Records excerpted from a collection
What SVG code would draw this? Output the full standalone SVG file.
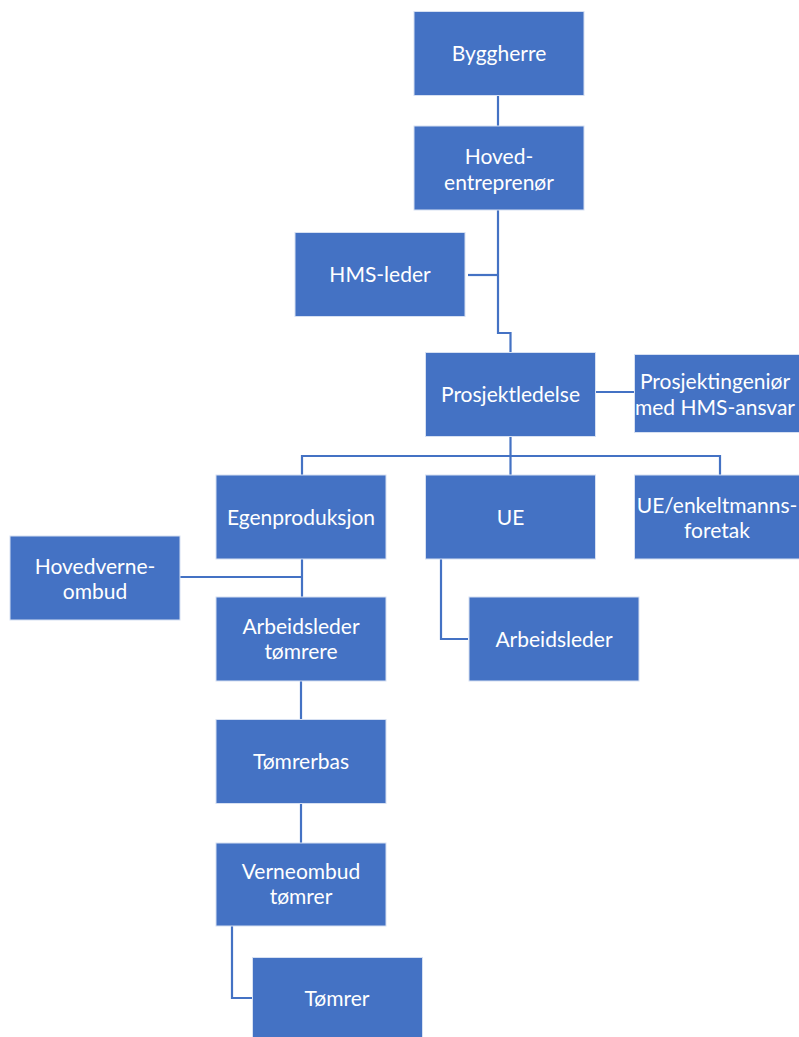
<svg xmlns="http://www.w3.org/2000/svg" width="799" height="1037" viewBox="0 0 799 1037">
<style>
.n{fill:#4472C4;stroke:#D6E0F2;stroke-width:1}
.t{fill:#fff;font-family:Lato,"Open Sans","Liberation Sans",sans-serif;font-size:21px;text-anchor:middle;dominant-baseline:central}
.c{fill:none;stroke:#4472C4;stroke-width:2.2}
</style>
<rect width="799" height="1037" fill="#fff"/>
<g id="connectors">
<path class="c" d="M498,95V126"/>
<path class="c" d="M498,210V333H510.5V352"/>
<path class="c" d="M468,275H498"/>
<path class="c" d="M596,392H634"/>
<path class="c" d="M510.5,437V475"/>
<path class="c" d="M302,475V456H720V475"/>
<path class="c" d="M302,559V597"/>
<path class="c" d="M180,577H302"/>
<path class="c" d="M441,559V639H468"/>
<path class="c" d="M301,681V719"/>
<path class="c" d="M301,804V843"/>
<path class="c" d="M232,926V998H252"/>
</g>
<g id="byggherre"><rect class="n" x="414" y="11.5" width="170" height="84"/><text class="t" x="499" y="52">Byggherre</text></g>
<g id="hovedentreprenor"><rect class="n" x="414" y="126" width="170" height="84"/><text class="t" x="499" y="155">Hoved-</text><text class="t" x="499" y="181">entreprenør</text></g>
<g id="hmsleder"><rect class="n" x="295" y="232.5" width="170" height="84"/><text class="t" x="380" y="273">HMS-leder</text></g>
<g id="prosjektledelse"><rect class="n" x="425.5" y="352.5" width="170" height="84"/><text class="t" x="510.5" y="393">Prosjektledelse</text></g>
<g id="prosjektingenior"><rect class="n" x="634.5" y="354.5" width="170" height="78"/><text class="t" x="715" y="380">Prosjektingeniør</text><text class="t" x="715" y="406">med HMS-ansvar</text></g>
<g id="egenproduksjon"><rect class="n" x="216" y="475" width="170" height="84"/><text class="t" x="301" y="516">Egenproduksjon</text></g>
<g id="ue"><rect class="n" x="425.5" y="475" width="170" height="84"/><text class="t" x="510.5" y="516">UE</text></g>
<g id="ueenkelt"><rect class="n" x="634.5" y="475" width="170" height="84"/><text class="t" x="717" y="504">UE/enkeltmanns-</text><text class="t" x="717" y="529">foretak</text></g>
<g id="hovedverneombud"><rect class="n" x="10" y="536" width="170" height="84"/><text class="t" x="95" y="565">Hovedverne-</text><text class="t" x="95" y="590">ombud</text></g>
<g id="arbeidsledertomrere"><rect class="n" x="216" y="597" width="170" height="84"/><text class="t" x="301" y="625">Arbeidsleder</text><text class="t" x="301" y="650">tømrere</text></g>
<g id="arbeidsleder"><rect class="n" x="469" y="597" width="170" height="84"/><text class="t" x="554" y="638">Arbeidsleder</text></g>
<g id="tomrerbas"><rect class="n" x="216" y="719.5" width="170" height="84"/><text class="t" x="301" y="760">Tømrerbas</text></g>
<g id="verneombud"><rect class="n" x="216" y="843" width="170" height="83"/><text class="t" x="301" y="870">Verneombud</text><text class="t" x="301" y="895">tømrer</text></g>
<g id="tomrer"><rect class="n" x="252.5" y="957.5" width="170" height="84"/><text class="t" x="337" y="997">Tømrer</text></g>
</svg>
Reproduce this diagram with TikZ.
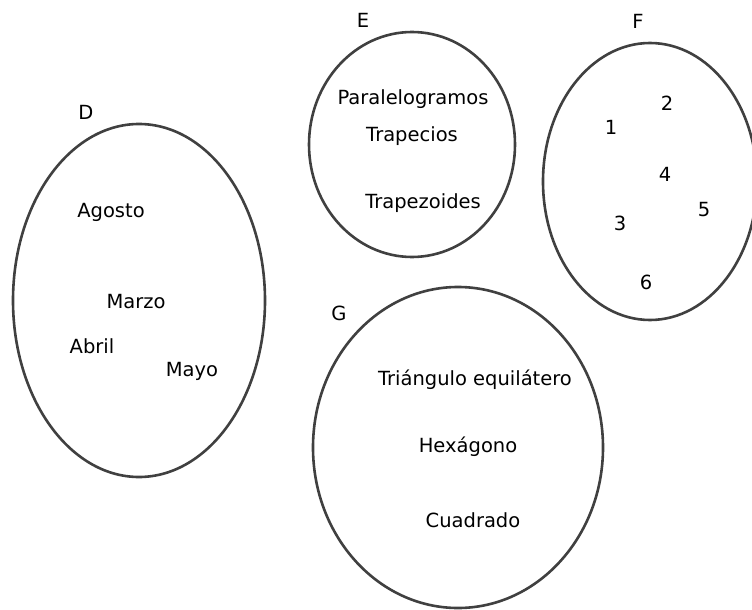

# Stated goal:
List all lines above in which the string "this" appears.

# Task answer:
What SVG code would draw this? Output the full standalone SVG file.
Reproduce this diagram with TikZ.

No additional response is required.